Not at all. Each has its own unique challenges (threats) and environments.
However, for licensed products such as aircraft and nuclear reactors
there is a clear need to satisfy that regulatory agency's safety system
and not much incentive to also fiddle with the other guy's requirements.
Probably similar to pilot's not getting commercial drivers licenses in
order to taxi aircraft.
Here is a little more detail (maybe more than you want!) in how system
safety gets handled in civil aviation.
Working from the top downward:
The actual requirements are very simply
stated in (USA) 14 CFR 25.1309 which is harmonized with the JAR. These
eight simple sentences, and especially Part (b) and
(d) probably cause more trees to die per word than anything else in the
entire rulebook!
Here they are:
|
Part (a):
The equipment, systems, and installations
whose functioning is required by this subchapter, must be designed
to ensure that they perform their intended functions under any
foreseeable operating condition.
Part (b):
The airplane systems and associated components,
considered separately and in relation to other systems, must
be designed so that:
(1) The occurrence of any failure
which would prevent the continued safe flight and landing of
the airplane is extremely improbable, and (2)
The occurrence of any other failure conditions which would reduce
the capability of the airplane or the ability of the crew to
cope with adverse operating conditions is improbable.
Part (c):
Warning information must be provided
to alert the crew to unsafe system operating conditions, and
to enable them to take appropriate corrective action.
Systems, controls, and associated monitoring
and warning means must be designed to minimize crew errors which
could create additional hazards.
Part (d):
Compliance with the requirements of paragraph
(b) of this section must be shown by analysis, and where necessary,
by appropriate ground, flight, or simulator tests.
The analysis must consider
(1) Possible modes of failure, including
malfunctions and damage from external sources.
(2) The probability of multiple failures
and undetected failures.
(3) The resulting effects on the
airplane and its components, considering the stage of flight
and operating conditions, and
(4) The crew warning cues, corrective
action required, and the capability of detecting faults.

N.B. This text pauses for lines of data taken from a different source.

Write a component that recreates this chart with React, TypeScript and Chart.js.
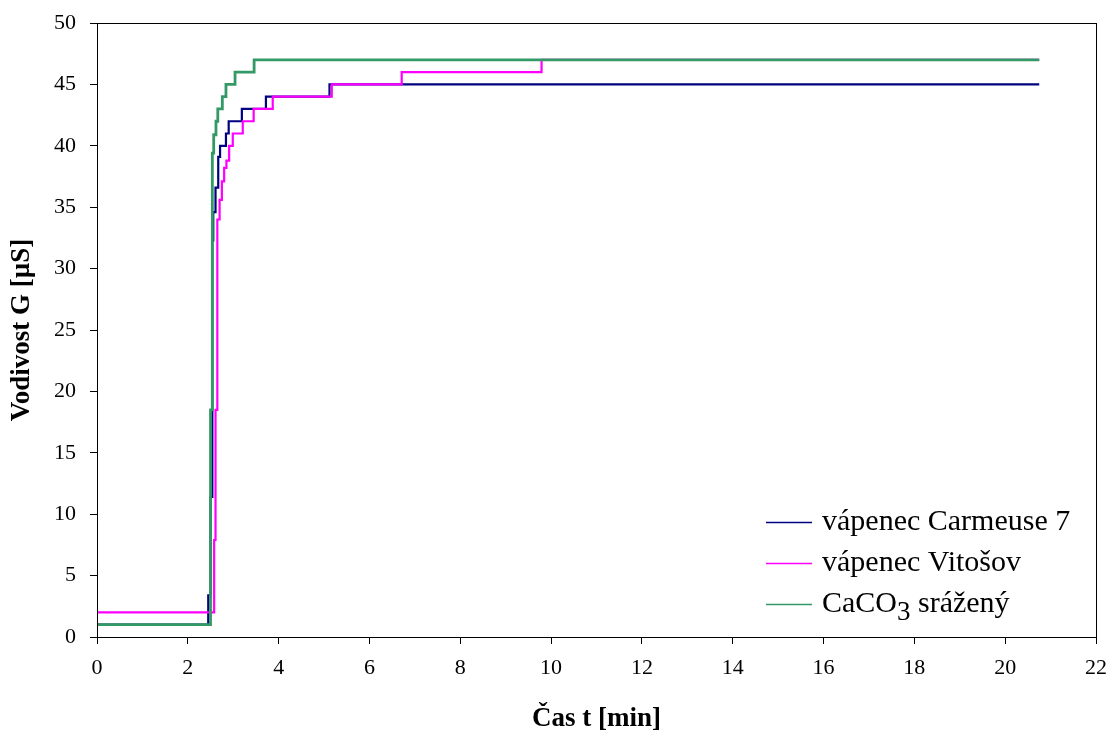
import React, { useEffect, useRef } from "react";
import { Chart, registerables } from "chart.js";

Chart.register(...registerables);

// Data (time in minutes, conductivity in µS); each point = value reached at that time
const carmeuseT = [0, 2.45, 2.5, 2.54, 2.56, 2.61, 2.67, 2.71, 2.84, 2.9, 3.19, 3.72, 5.12, 20.75];
const carmeuseG = [1, 3.4, 11.4, 32.3, 34.6, 36.6, 39.1, 40, 41, 42, 43, 44, 45, 45];

const vitosovT = [0, 2.58, 2.61, 2.65, 2.7, 2.75, 2.8, 2.85, 2.91, 2.99, 3.21, 3.45, 3.87, 5.17, 6.71, 9.79, 20.75];
const vitosovG = [2, 7.9, 18.5, 34, 35.6, 37.1, 38.2, 38.8, 40, 41, 42, 43, 44, 45, 46, 47, 47];

const caco3T = [0, 2.5, 2.54, 2.57, 2.62, 2.66, 2.76, 2.84, 3.04, 3.46, 20.75];
const caco3G = [1, 18.5, 39.4, 40.9, 42, 43, 44, 45, 46, 47, 47];

const seriesLabels = ["vápenec Carmeuse 7", "vápenec Vitošov", "CaCO3 srážený"];
const seriesColors = ["#000080", "#FF00FF", "#339966"];

const xTitle = "Čas t [min]";
const yTitle = "Vodivost G [µS]";

const toPoints = (t: number[], g: number[]) => t.map((x, i) => ({ x, y: g[i] }));

const SERIF = "'Liberation Serif', 'Times New Roman', serif";
const LEGEND_SIZE = 30;

const frameAndLegend = {
  id: "frameAndLegend",
  afterDatasetsDraw(chart: any) {
    const { ctx, chartArea } = chart;
    ctx.save();
    ctx.strokeStyle = "#000";
    ctx.lineWidth = 1;
    ctx.strokeRect(
      Math.round(chartArea.left) + 0.5,
      Math.round(chartArea.top) + 0.5,
      Math.round(chartArea.right - chartArea.left),
      Math.round(chartArea.bottom - chartArea.top)
    );
    // legend (inside plot, bottom right)
    const x0 = chartArea.right - 330;
    const lineLen = 46;
    const rows = [chartArea.bottom - 115, chartArea.bottom - 74, chartArea.bottom - 33];
    ctx.font = `${LEGEND_SIZE}px ${SERIF}`;
    ctx.textBaseline = "middle";
    ctx.textAlign = "left";
    chart.data.datasets.forEach((ds: any, i: number) => {
      const y = Math.round(rows[i]) + 0.5;
      ctx.strokeStyle = ds.borderColor;
      ctx.lineWidth = 1.5;
      ctx.beginPath();
      ctx.moveTo(x0, y);
      ctx.lineTo(x0 + lineLen, y);
      ctx.stroke();
      ctx.fillStyle = "#000";
      const tx = x0 + lineLen + 10;
      const label: string = ds.label;
      if (label.startsWith("CaCO3")) {
        const a = "CaCO";
        ctx.fillText(a, tx, y);
        const w1 = ctx.measureText(a).width;
        ctx.font = `${LEGEND_SIZE - 3}px ${SERIF}`;
        ctx.fillText("3", tx + w1, y + 8);
        const w2 = ctx.measureText("3").width;
        ctx.font = `${LEGEND_SIZE}px ${SERIF}`;
        ctx.fillText(label.slice(5), tx + w1 + w2, y);
      } else {
        ctx.fillText(label, tx, y);
      }
    });
    ctx.restore();
  },
};

export default function App() {
  const canvasRef = useRef<HTMLCanvasElement | null>(null);

  useEffect(() => {
    if (!canvasRef.current) return;
    const chart = new Chart(canvasRef.current, {
      type: "line",
      data: {
        datasets: [
          {
            label: seriesLabels[0],
            data: toPoints(carmeuseT, carmeuseG),
            borderColor: seriesColors[0],
            borderWidth: 2.2,
            pointRadius: 0,
            stepped: "before",
            order: 3,
          },
          {
            label: seriesLabels[1],
            data: toPoints(vitosovT, vitosovG),
            borderColor: seriesColors[1],
            borderWidth: 2.2,
            pointRadius: 0,
            stepped: "before",
            order: 2,
          },
          {
            label: seriesLabels[2],
            data: toPoints(caco3T, caco3G),
            borderColor: seriesColors[2],
            borderWidth: 2.8,
            pointRadius: 0,
            stepped: "before",
            order: 1,
          },
        ],
      },
      options: {
        animation: false,
        responsive: true,
        maintainAspectRatio: false,
        layout: { padding: { top: 23, right: 15, left: 0, bottom: 0 } },
        plugins: {
          legend: { display: false },
          tooltip: { enabled: false },
        },
        scales: {
          x: {
            type: "linear",
            min: 0,
            max: 22,
            afterFit: (s: any) => {
              s.height = 103;
              s.paddingLeft = 0;
              s.paddingRight = 0;
            },
            grid: { drawOnChartArea: false, drawTicks: true, tickLength: 7, color: "#000" },
            border: { display: true, color: "#000" },
            ticks: {
              stepSize: 2,
              color: "#000",
              padding: 11,
              maxRotation: 0,
              font: { family: SERIF, size: 22 },
            },
            title: {
              display: true,
              text: xTitle,
              color: "#000",
              font: { family: SERIF, size: 27, weight: "bold" },
              padding: { top: 0, bottom: 5 },
            },
          },
          y: {
            type: "linear",
            min: 0,
            max: 50,
            afterFit: (s: any) => {
              s.width = 97;
              s.paddingTop = 0;
              s.paddingBottom = 0;
            },
            grid: { drawOnChartArea: false, drawTicks: true, tickLength: 7, color: "#000" },
            border: { display: true, color: "#000" },
            ticks: {
              stepSize: 5,
              color: "#000",
              padding: 14,
              font: { family: SERIF, size: 22 },
            },
            title: {
              display: true,
              text: yTitle,
              color: "#000",
              font: { family: SERIF, size: 27, weight: "bold" },
              padding: { top: 6, bottom: 0 },
            },
          },
        },
      },
      plugins: [frameAndLegend],
    });
    return () => chart.destroy();
  }, []);

  return (
    <div style={{ position: "absolute", left: 0, top: 0, width: 1111, height: 740, background: "#fff" }}>
      <canvas ref={canvasRef} />
    </div>
  );
}
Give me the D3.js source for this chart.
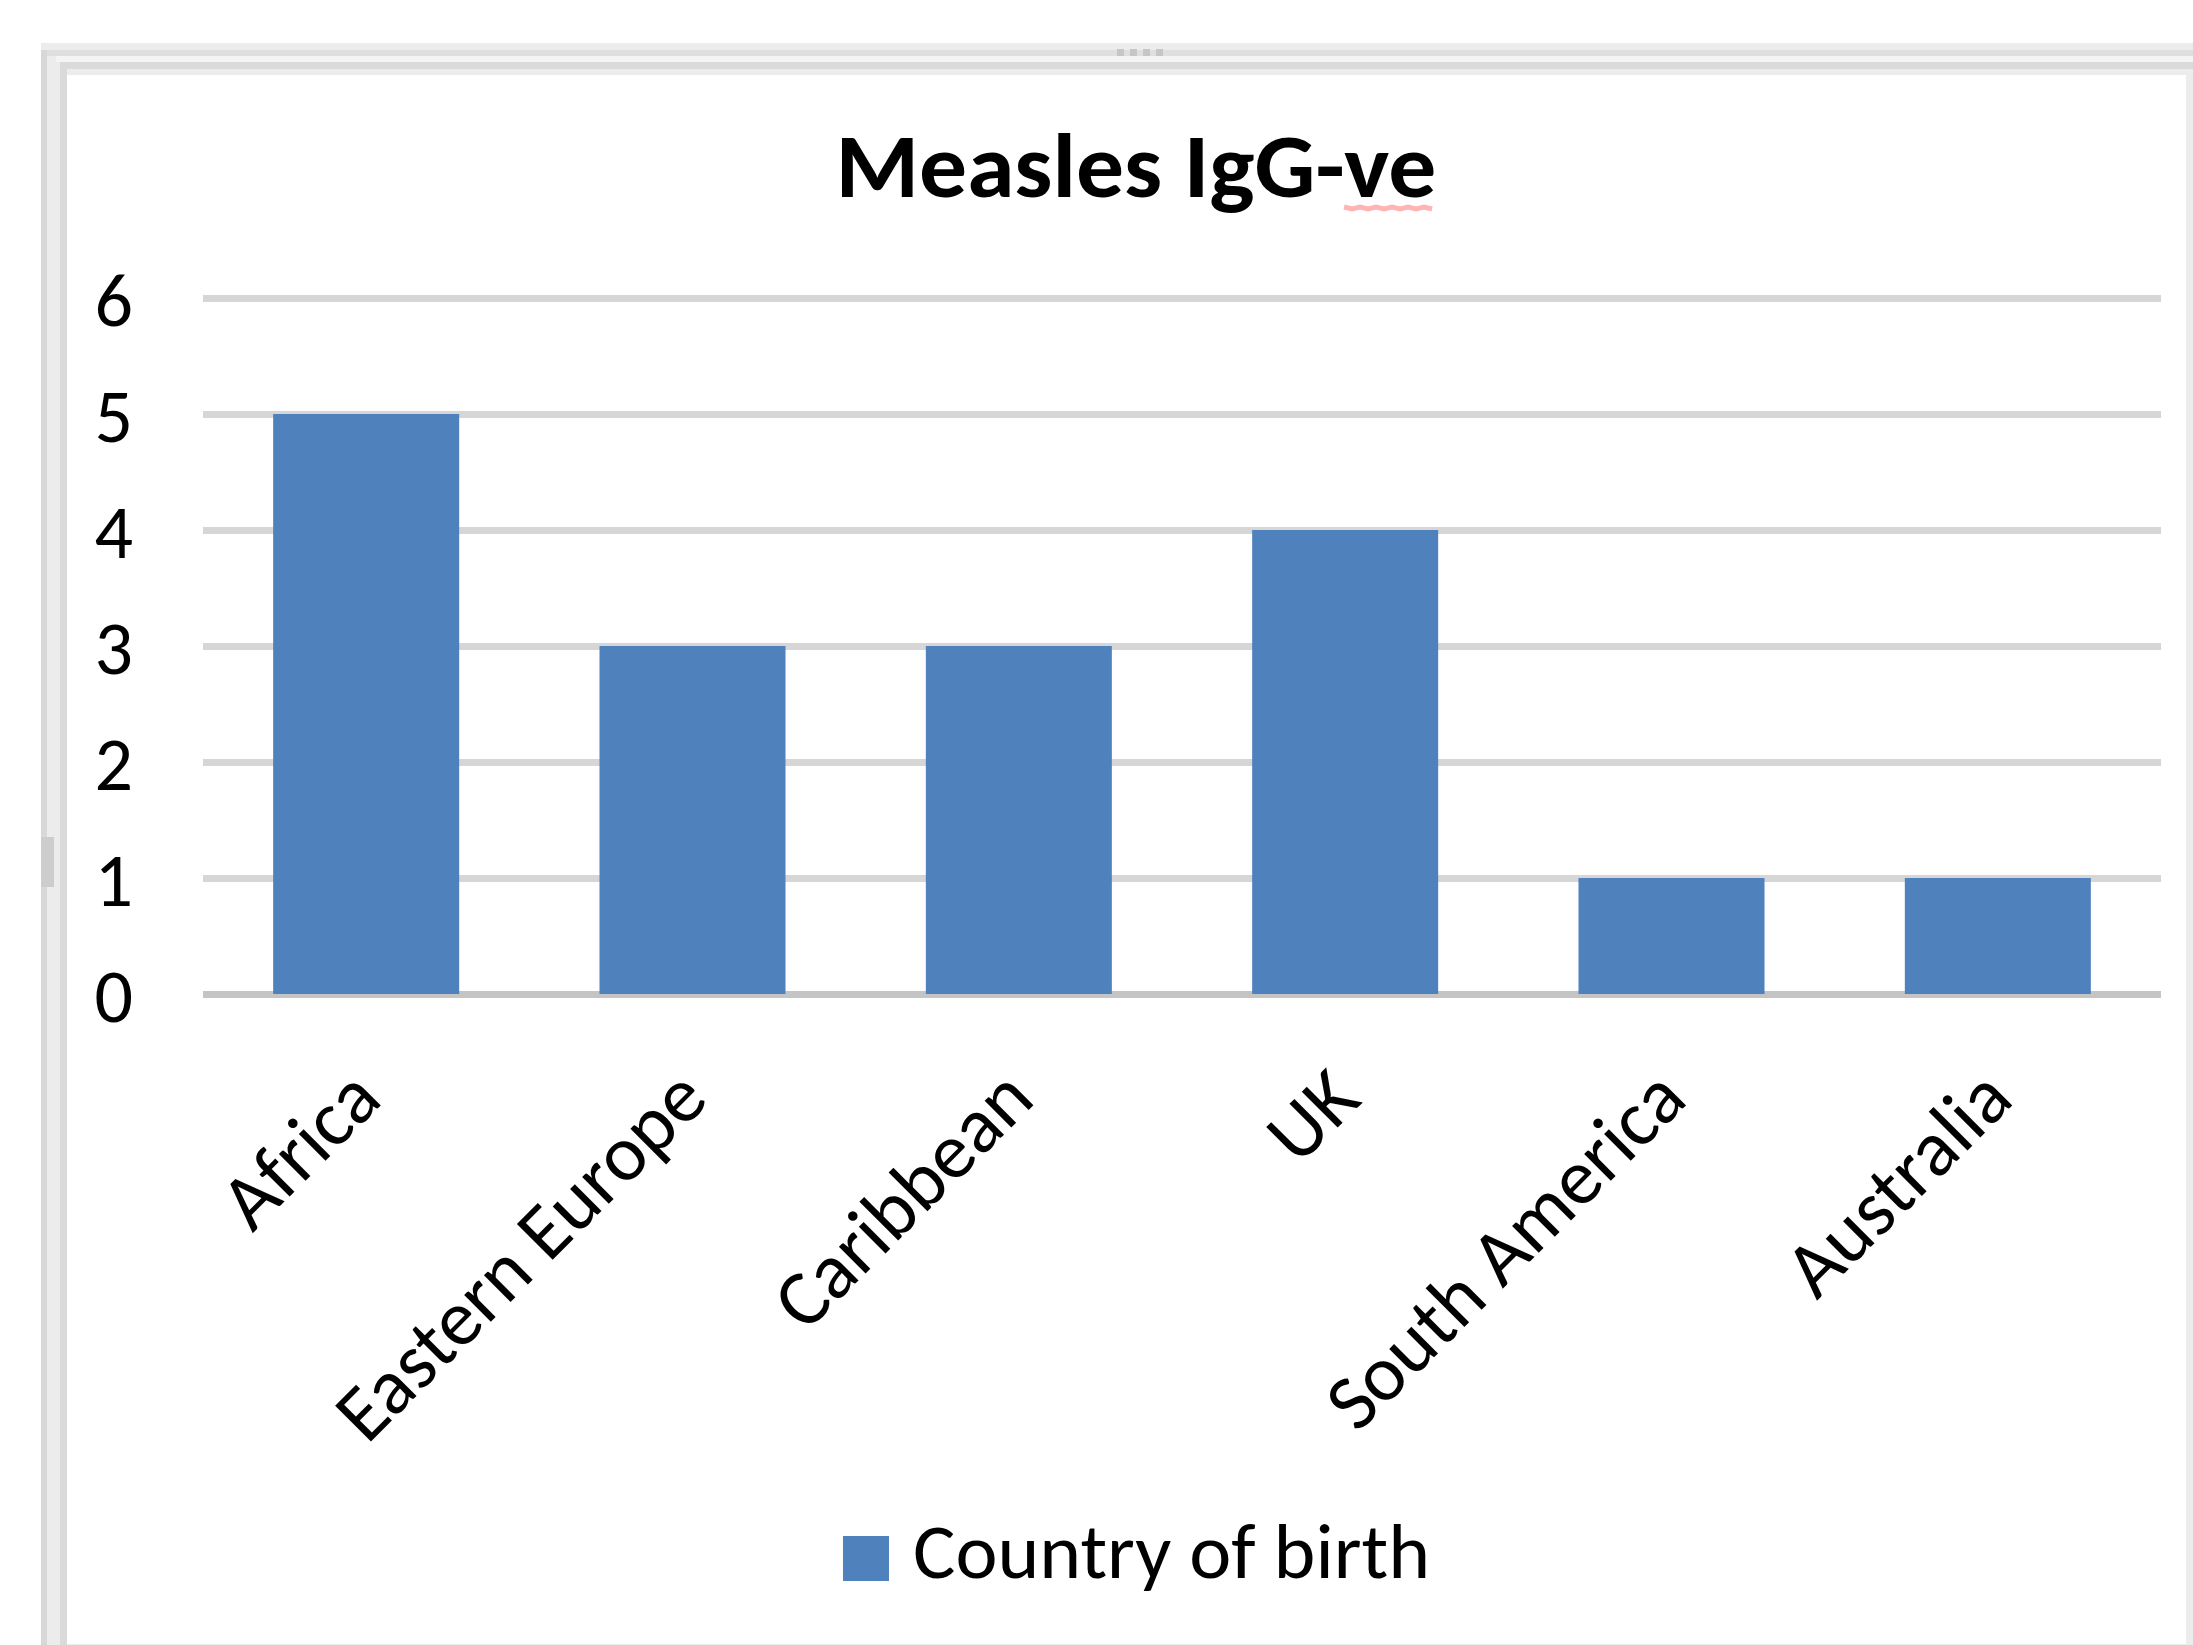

Parts (e) and (f): skipped as
not directly dealing with system safety analysis (they talk
about generating capacity vs loads for various engine-out conditions).
Part (g):
In showing compliance with paragraphs
(a) and (b) of this section with regard to the electrical system
and equipment design and installation, critical environmental
conditions must be considered.
For electrical generation, distribution,
and utilization equipment required by or used in complying with
this chapter, except equipment covered by Technical Standard
Orders containing environmental test procedures, the ability
to provide continuous, safe service under foreseeable environmental
conditions may be shown by environmental tests, design analysis,
or reference to previous comparable service experience on other
aircraft.
**** End of 25.1309 ****
|
Now to show you ops guys just why aviation safety guys can get into a
good yelling match, the FAA's "advisory circular"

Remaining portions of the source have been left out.